The uncertainty spectrum. The war in Europe added another element of uncertainty, especially after the Fed came out with a surprisingly hawkish announcement on March 16. The 25 basis point hike was not a surprise; however, Fed chair Jerome Powell’s tone and promise of seven more potential rate hikes was. “It is a very aggressive path of rate hikes that we are not used to, at least in the last two decades,” Subadra Rajappa, head of US rates strategy at Societe Generale, told NeuGroup Insights days after the announcement.
- “The question here is whether this Fed will be a Fed that moves rates, or a Fed that signals hawkishly to provoke the market to price in higher rates,” Mr. Lott commented. “As we saw with the last hike, and through the last hike cycle, most Fed decisions lose sting because markets move yields before meetings. We have to remember why rate movements matter, and with the term ‘recession’ back in the vocabulary of most, the next few months will be critical.”

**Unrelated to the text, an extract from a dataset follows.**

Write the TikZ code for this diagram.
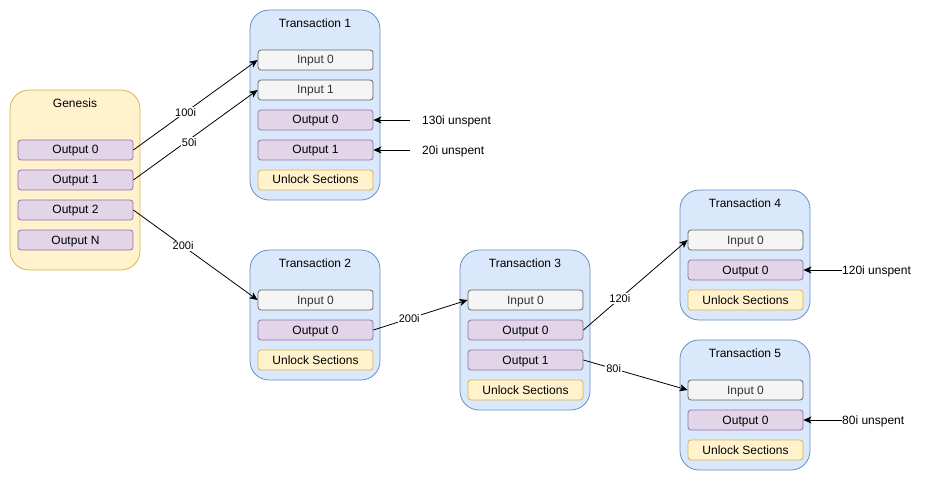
\documentclass[tikz,border=0pt]{standalone}
\usepackage{fontspec}
\setmainfont{Liberation Sans}
\usetikzlibrary{arrows.meta,positioning}
\definecolor{txfill}{HTML}{DAE8FC}
\definecolor{txdraw}{HTML}{6C8EBF}
\definecolor{genfill}{HTML}{FFF2CC}
\definecolor{gendraw}{HTML}{D6B656}
\definecolor{outfill}{HTML}{E1D5E7}
\definecolor{outdraw}{HTML}{9673A6}
\definecolor{inpfill}{HTML}{F5F5F5}
\definecolor{inpdraw}{HTML}{666666}
\definecolor{inptext}{HTML}{333333}

\begin{document}
\begin{tikzpicture}[x=1pt,y=-1pt,
  box/.style={draw,rounded corners=19pt,line width=0.8pt,minimum width=130pt,inner sep=0pt},
  tx/.style={box,draw=txdraw,fill=txfill},
  gen/.style={box,draw=gendraw,fill=genfill},
  slot/.style={draw,rounded corners=3pt,line width=0.8pt,minimum width=115pt,minimum height=20pt,inner sep=0pt,text height=8.6pt,text depth=0.6pt,font=\fontsize{12}{14}\selectfont},
  inp/.style={slot,draw=inpdraw,fill=inpfill,text=inptext},
  outp/.style={slot,draw=outdraw,fill=outfill},
  unl/.style={slot,draw=gendraw,fill=genfill},
  ttl/.style={font=\fontsize{12}{14}\selectfont,text height=8.6pt,text depth=0pt,inner sep=0pt},
  arr/.style={-{Stealth[length=8pt,width=7pt,inset=2pt]},line width=0.8pt},
  lab/.style={font=\fontsize{11}{13}\selectfont,fill=white,inner sep=1pt},
  note/.style={font=\fontsize{12}{14}\selectfont,anchor=west,inner sep=0pt,text height=8.6pt,text depth=0pt}]
\useasboundingbox (0,0) rectangle (931,481);
% genesis
\node[gen,minimum height=180pt] (gen) at (75,180) {};
\node[ttl] (gent) at (75,103) {Genesis};
\node[outp] (g0) at (75.5,150) {Output 0};
\node[outp] (g1) at (75.5,180) {Output 1};
\node[outp] (g2) at (75.5,210) {Output 2};
\node[outp] (gN) at (75.5,240) {Output N};
% transaction 1
\node[tx,minimum height=190pt] (t1) at (315,105) {};
\node[ttl] (t1t) at (315,23) {Transaction 1};
\node[inp] (t1i0) at (315.5,60) {Input 0};
\node[inp] (t1i1) at (315.5,90) {Input 1};
\node[outp] (t1o0) at (315.5,120) {Output 0};
\node[outp] (t1o1) at (315.5,150) {Output 1};
\node[unl] (t1u) at (315.5,180) {Unlock Sections};
% transaction 2
\node[tx,minimum height=130pt] (t2) at (315,315) {};
\node[ttl] (t2t) at (315,263) {Transaction 2};
\node[inp] (t2i0) at (315.5,300) {Input 0};
\node[outp] (t2o0) at (315.5,330) {Output 0};
\node[unl] (t2u) at (315.5,360) {Unlock Sections};
% transaction 3
\node[tx,minimum height=160pt] (t3) at (525,330) {};
\node[ttl] (t3t) at (525,263) {Transaction 3};
\node[inp] (t3i0) at (525.5,300) {Input 0};
\node[outp] (t3o0) at (525.5,330) {Output 0};
\node[outp] (t3o1) at (525.5,360) {Output 1};
\node[unl] (t3u) at (525.5,390) {Unlock Sections};
% transaction 4
\node[tx,minimum height=130pt] (t4) at (745,255) {};
\node[ttl] (t4t) at (745,203) {Transaction 4};
\node[inp] (t4i0) at (745.5,240) {Input 0};
\node[outp] (t4o0) at (745.5,270) {Output 0};
\node[unl] (t4u) at (745.5,300) {Unlock Sections};
% transaction 5
\node[tx,minimum height=130pt] (t5) at (745,405) {};
\node[ttl] (t5t) at (745,353) {Transaction 5};
\node[inp] (t5i0) at (745.5,390) {Input 0};
\node[outp] (t5o0) at (745.5,420) {Output 0};
\node[unl] (t5u) at (745.5,450) {Unlock Sections};
% unspent notes
\node[note] (n1) at (422,120) {130i unspent};
\node[note] (n2) at (422,150) {20i unspent};
\node[note] (n3) at (842,270) {120i unspent};
\node[note] (n4) at (842,420) {80i unspent};
% spending
\draw[arr] (g0.east)--node[lab,pos=0.42]{100i}(t1i0.west);
\draw[arr] (g1.east)--node[lab,pos=0.45,yshift=-3pt]{50i}(t1i1.west);
\draw[arr] (g2.east)--node[lab,pos=0.4]{200i}(t2i0.west);
\draw[arr] (t2o0.east)--node[lab,pos=0.38]{200i}(t3i0.west);
\draw[arr] (t3o0.east)--node[lab,pos=0.35]{120i}(t4i0.west);
\draw[arr] (t3o1.east)--node[lab,pos=0.29]{80i}(t5i0.west);
\draw[arr,shorten <=12pt] (n1.west)--(t1o0.east);
\draw[arr,shorten <=12pt] (n2.west)--(t1o1.east);
\draw[arr] (n3.west)--(t4o0.east);
\draw[arr] (n4.west)--(t5o0.east);
\end{tikzpicture}
\end{document}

- Speaking with members of NeuGroup for Tech Treasurers on March 17, Tom Porcelli, RBC’s chief US economist, said “monetary policy is a blunt tool, and core inflation is driven by forces that are outside the Fed’s control; so why so aggressive?” He added, “It’s about expected versus actual inflation, and expectations are showing signs of becoming somewhat unhinged. The Fed is playing catch up. The problem is there are already challenges dotting the landscape. The decision this week adds on another layer of risk. “
- Mr. Porcelli also noted that “The median number of rate hikes in ’22 went from three to seven, when there weren’t really indications that the Fed would be this aggressive. It drives home the fact that they want to crush inflation as much as they can. Powell’s narrative is that they are going to do whatever it takes, even if it means growth falters.”
- “Going back a month or so, I think there was some more certainty about how many hikes at and what levels we will see them happening, in response to inflation,” said one member. “But I think the war in Ukraine throws in some more uncertainty around that. The impact of all these unprecedented economic sanctions is still unknown. Prior to the war, there was a pretty clear path, but now I think it’s a little bit cloudy.”
- Will the Fed deliver on its promise? At the March 16 session of the cash investment group, one member said he doubts there will be more than four hikes. “At the expense of growth does not mean at the expense of a recession.” He added, “The volatility following the announcement signaled fears of an overzealous Fed.”
Extending duration. Prospects of faster-rising rates, however, are convincing some members to push out maturities to benefit from the yield pick-up. “We’ve been busy buying bonds for the last month-and-a-half, as we expected, but I’m actually looking at extending it a little bit further,” one survey respondent shared. “Most of my duration is kept under two years. So, I won’t pick up 100% as we’re going along, but a lot of that expectation is already priced in the issuances today.”
- The cash investment manager at another organization said he doesn’t view all cash as likely to be redeemed within in a one-year time frame. So, “depending on the purpose, we’re able to go longer.” This manager is looking to do that by buying floating-rate securities to both benefit from rising rates to avoid some of the mark-to-market volatility.
- Floaters were popular with another company. “We’ve also been increasing our allocation to floating rate notes,” the investment manager said. “Some of the feedback we’ve gotten is that the pricing on those can be pretty rich right now as a lot of people look to get into them. So, where we find value and it makes sense, we are increasing our allocation.”